• _The problem_:
Omit every picture and return the rest of the data unaltered.

begin

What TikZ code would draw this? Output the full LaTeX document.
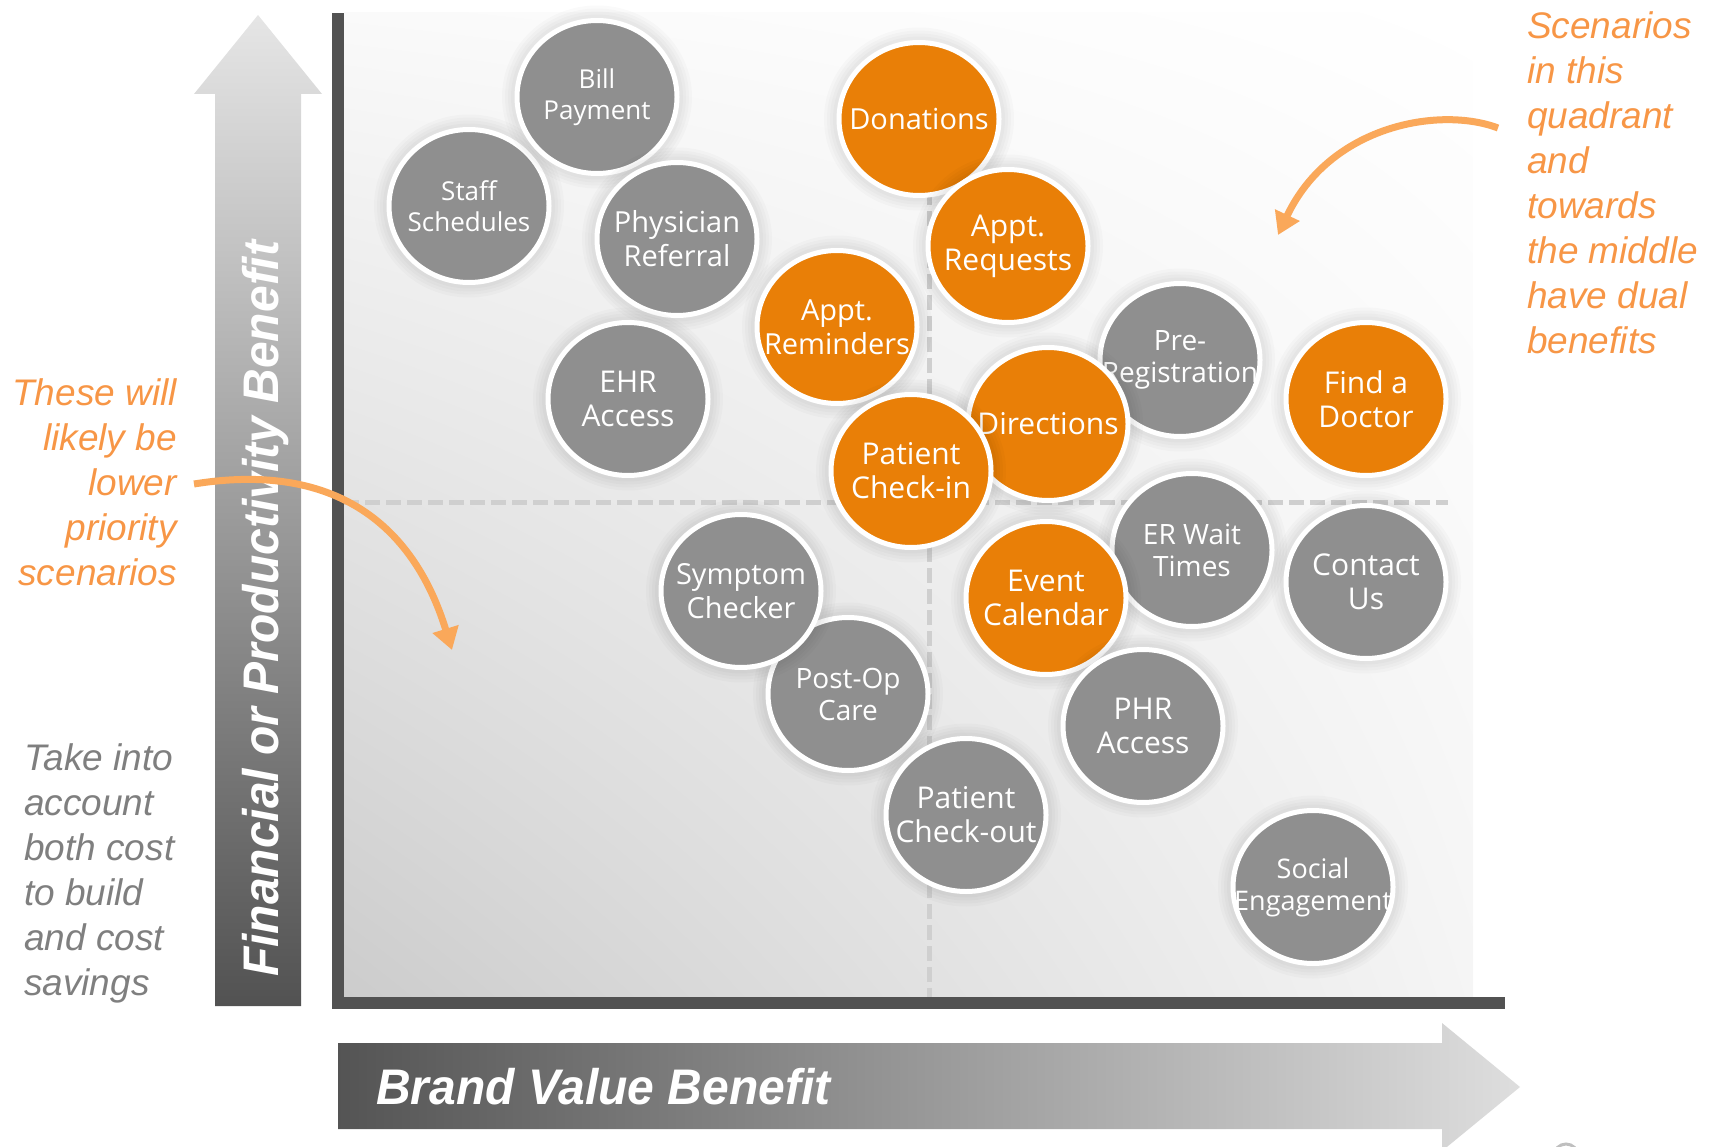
\documentclass[tikz,border=0pt]{standalone}
\usepackage{fontspec}
\setmainfont{Liberation Sans}
\newfontfamily\bubfont{Open Sans}
\newfontfamily\arialfont{Liberation Sans}
\usetikzlibrary{shapes.geometric,arrows.meta,shadings}
\definecolor{bubgray}{HTML}{8F8F8F}
\definecolor{bubor}{HTML}{E97F07}
\definecolor{annor}{HTML}{F79646}
\definecolor{arrowor}{HTML}{FAA85A}
\definecolor{axisdark}{HTML}{525252}
\definecolor{dashgray}{HTML}{CFCFCF}
\definecolor{notegray}{HTML}{7F7F7F}
\begin{document}
\begin{tikzpicture}[x=1pt,y=-1pt,
  glow/.style={preaction={draw=black, draw opacity=#1, line width=12pt},
               preaction={draw=black, draw opacity=#1, line width=18pt},
               preaction={draw=black, draw opacity=#1, line width=24pt},
               preaction={draw=black, draw opacity=#1, line width=30pt}},
  bub/.style={ellipse, minimum width=160pt, minimum height=153pt, inner sep=0pt, draw=white, line width=5pt, glow=0.018},
  gbub/.style={bub, fill=bubgray},
  obub/.style={bub, fill=bubor},
  btxt/.style 2 args={text=white, align=center, inner sep=0pt, font=\bubfont\fontsize{#1}{#2}\selectfont},
  note/.style={inner sep=0pt, font=\arialfont\itshape\fontsize{37}{45}\selectfont},
  axislabel/.style={inner sep=0pt, text=white, font=\arialfont\bfseries\itshape\fontsize{50}{56}\selectfont},
  callout/.style={draw=arrowor, line width=7pt, -{Triangle[width=26pt,length=22pt]}},
  quaddash/.style={draw=dashgray, line width=5pt, dash pattern=on 15pt off 6pt},
]
\useasboundingbox (0,0) rectangle (1710,1147);

% plot background
\shade[upper left=black!2, upper right=white, lower left=black!20, lower right=black!4] (344,13) rectangle (1473,997);

% quadrant dashed lines
\draw[quaddash] (344,502) -- (1448,502);
\draw[quaddash] (929,190) -- (929,997);

% axes
\fill[axisdark] (332,13) rectangle (344,1009);
\fill[axisdark] (332,997) rectangle (1505,1009);

% vertical big arrow
\shade[top color=black!10, bottom color=axisdark]
  (215,1006) -- (215,94) -- (194,94) -- (258,15) -- (322,94) -- (301,94) -- (301,1006) -- cycle;
\node[axislabel, rotate=90, anchor=base west] (ylab) at (278,977) {\scalebox{0.96}[1]{Financial or Productivity Benefit}};

% horizontal big arrow
\shade[left color=black!67, right color=black!13]
  (338,1043) -- (1442,1043) -- (1442,1023) -- (1520,1087) -- (1442,1151) -- (1442,1129) -- (338,1129) -- cycle;
\node[axislabel, anchor=base west] (xlab) at (376,1104) {\scalebox{0.96}[1]{Brand Value Benefit}};

% bubbles
\node[gbub, label={[btxt={26}{31}]center:Staff\\Schedules}] (staff) at (469,206) {};
\node[gbub, label={[btxt={26}{31}]center:Bill\\Payment}] (bill) at (597,97) {};
\node[gbub, label={[btxt={29}{34}]center:Physician\\Referral}] (phys) at (677,239) {};
\node[gbub, label={[btxt={30}{34}]center:EHR\\Access}] (ehr) at (628,399) {};
\node[obub, label={[btxt={29}{34}]center:Donations}] (don) at (919,119) {};
\node[obub, label={[btxt={30}{34}]center:Appt.\\Requests}] (areq) at (1008,246) {};
\node[obub, label={[btxt={29}{34}]center:Appt.\\Reminders}] (arem) at (837,327) {};
\node[gbub, label={[btxt={28}{32}]center:Pre-\\Registration}] (prereg) at (1180,360) {};
\node[obub, label={[btxt={30}{34}]center:Directions}] (dir) at (1048,424) {};
\node[obub, label={[btxt={30}{34}]center:Patient\\Check-in}] (pcin) at (911,471) {};
\node[obub, label={[btxt={30}{34}]center:Find a\\Doctor}] (find) at (1366,399) {};
\node[gbub, label={[btxt={28}{32}]center:Post-Op\\Care}] (postop) at (848,694) {};
\node[gbub, label={[btxt={29}{34}]center:Symptom\\Checker}] (symp) at (741,591) {};
\node[gbub, label={[btxt={28}{32}]center:ER Wait\\Times}] (erwait) at (1192,550) {};
\node[obub, label={[btxt={30}{34}]center:Event\\Calendar}] (event) at (1046,598) {};
\node[gbub, label={[btxt={30}{34}]center:Contact\\Us}] (contact) at (1366,582) {};
\node[gbub, label={[btxt={30}{34}]center:PHR\\Access}] (phr) at (1143,726) {};
\node[gbub, label={[btxt={30}{34}]center:Patient\\Check-out}] (pcout) at (966,815) {};
\node[gbub, label={[btxt={27}{32}]center:Social\\Engagement}] (social) at (1313,887) {};

% annotations
\node[note, text=annor, align=right, anchor=north east] (lowtxt) at (177,378) {These will\\likely be\\lower\\priority\\scenarios};
\node[note, text=annor, align=left, anchor=north west] (dualtxt) at (1527,11) {Scenarios\\in this\\quadrant\\and\\towards\\the middle\\have dual\\benefits};
\node[note, text=notegray, align=left, anchor=north west] (costtxt) at (24,743) {Take into\\account\\both cost\\to build\\and cost\\savings};

% callout arrows
\coordinate (a1s) at (194,484);
\coordinate (a1e) at (452,650);
\draw[callout] (a1s) .. controls (330,462) and (412,520) .. (a1e);
\coordinate (a2s) at (1498,128);
\coordinate (a2e) at (1278,235);
\draw[callout] (a2s) .. controls (1440,106) and (1330,125) .. (a2e);

% small mark at bottom right
\draw[black!25, line width=3pt] (1566,1156) circle (12);
\end{tikzpicture}
\end{document}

end

• _Task result_:
What TikZ code would draw this? Output the full LaTeX document.
\documentclass[tikz,border=0pt]{standalone}
\usepackage{fontspec}
\setmainfont{Liberation Sans}
\newfontfamily\bubfont{Open Sans}
\newfontfamily\arialfont{Liberation Sans}
\usetikzlibrary{shapes.geometric,arrows.meta,shadings}
\definecolor{bubgray}{HTML}{8F8F8F}
\definecolor{bubor}{HTML}{E97F07}
\definecolor{annor}{HTML}{F79646}
\definecolor{arrowor}{HTML}{FAA85A}
\definecolor{axisdark}{HTML}{525252}
\definecolor{dashgray}{HTML}{CFCFCF}
\definecolor{notegray}{HTML}{7F7F7F}
\begin{document}
\begin{tikzpicture}[x=1pt,y=-1pt,
  glow/.style={preaction={draw=black, draw opacity=#1, line width=12pt},
               preaction={draw=black, draw opacity=#1, line width=18pt},
               preaction={draw=black, draw opacity=#1, line width=24pt},
               preaction={draw=black, draw opacity=#1, line width=30pt}},
  bub/.style={ellipse, minimum width=160pt, minimum height=153pt, inner sep=0pt, draw=white, line width=5pt, glow=0.018},
  gbub/.style={bub, fill=bubgray},
  obub/.style={bub, fill=bubor},
  btxt/.style 2 args={text=white, align=center, inner sep=0pt, font=\bubfont\fontsize{#1}{#2}\selectfont},
  note/.style={inner sep=0pt, font=\arialfont\itshape\fontsize{37}{45}\selectfont},
  axislabel/.style={inner sep=0pt, text=white, font=\arialfont\bfseries\itshape\fontsize{50}{56}\selectfont},
  callout/.style={draw=arrowor, line width=7pt, -{Triangle[width=26pt,length=22pt]}},
  quaddash/.style={draw=dashgray, line width=5pt, dash pattern=on 15pt off 6pt},
]
\useasboundingbox (0,0) rectangle (1710,1147);

% plot background
\shade[upper left=black!2, upper right=white, lower left=black!20, lower right=black!4] (344,13) rectangle (1473,997);

% quadrant dashed lines
\draw[quaddash] (344,502) -- (1448,502);
\draw[quaddash] (929,190) -- (929,997);

% axes
\fill[axisdark] (332,13) rectangle (344,1009);
\fill[axisdark] (332,997) rectangle (1505,1009);

% vertical big arrow
\shade[top color=black!10, bottom color=axisdark]
  (215,1006) -- (215,94) -- (194,94) -- (258,15) -- (322,94) -- (301,94) -- (301,1006) -- cycle;
\node[axislabel, rotate=90, anchor=base west] (ylab) at (278,977) {\scalebox{0.96}[1]{Financial or Productivity Benefit}};

% horizontal big arrow
\shade[left color=black!67, right color=black!13]
  (338,1043) -- (1442,1043) -- (1442,1023) -- (1520,1087) -- (1442,1151) -- (1442,1129) -- (338,1129) -- cycle;
\node[axislabel, anchor=base west] (xlab) at (376,1104) {\scalebox{0.96}[1]{Brand Value Benefit}};

% bubbles
\node[gbub, label={[btxt={26}{31}]center:Staff\\Schedules}] (staff) at (469,206) {};
\node[gbub, label={[btxt={26}{31}]center:Bill\\Payment}] (bill) at (597,97) {};
\node[gbub, label={[btxt={29}{34}]center:Physician\\Referral}] (phys) at (677,239) {};
\node[gbub, label={[btxt={30}{34}]center:EHR\\Access}] (ehr) at (628,399) {};
\node[obub, label={[btxt={29}{34}]center:Donations}] (don) at (919,119) {};
\node[obub, label={[btxt={30}{34}]center:Appt.\\Requests}] (areq) at (1008,246) {};
\node[obub, label={[btxt={29}{34}]center:Appt.\\Reminders}] (arem) at (837,327) {};
\node[gbub, label={[btxt={28}{32}]center:Pre-\\Registration}] (prereg) at (1180,360) {};
\node[obub, label={[btxt={30}{34}]center:Directions}] (dir) at (1048,424) {};
\node[obub, label={[btxt={30}{34}]center:Patient\\Check-in}] (pcin) at (911,471) {};
\node[obub, label={[btxt={30}{34}]center:Find a\\Doctor}] (find) at (1366,399) {};
\node[gbub, label={[btxt={28}{32}]center:Post-Op\\Care}] (postop) at (848,694) {};
\node[gbub, label={[btxt={29}{34}]center:Symptom\\Checker}] (symp) at (741,591) {};
\node[gbub, label={[btxt={28}{32}]center:ER Wait\\Times}] (erwait) at (1192,550) {};
\node[obub, label={[btxt={30}{34}]center:Event\\Calendar}] (event) at (1046,598) {};
\node[gbub, label={[btxt={30}{34}]center:Contact\\Us}] (contact) at (1366,582) {};
\node[gbub, label={[btxt={30}{34}]center:PHR\\Access}] (phr) at (1143,726) {};
\node[gbub, label={[btxt={30}{34}]center:Patient\\Check-out}] (pcout) at (966,815) {};
\node[gbub, label={[btxt={27}{32}]center:Social\\Engagement}] (social) at (1313,887) {};

% annotations
\node[note, text=annor, align=right, anchor=north east] (lowtxt) at (177,378) {These will\\likely be\\lower\\priority\\scenarios};
\node[note, text=annor, align=left, anchor=north west] (dualtxt) at (1527,11) {Scenarios\\in this\\quadrant\\and\\towards\\the middle\\have dual\\benefits};
\node[note, text=notegray, align=left, anchor=north west] (costtxt) at (24,743) {Take into\\account\\both cost\\to build\\and cost\\savings};

% callout arrows
\coordinate (a1s) at (194,484);
\coordinate (a1e) at (452,650);
\draw[callout] (a1s) .. controls (330,462) and (412,520) .. (a1e);
\coordinate (a2s) at (1498,128);
\coordinate (a2e) at (1278,235);
\draw[callout] (a2s) .. controls (1440,106) and (1330,125) .. (a2e);

% small mark at bottom right
\draw[black!25, line width=3pt] (1566,1156) circle (12);
\end{tikzpicture}
\end{document}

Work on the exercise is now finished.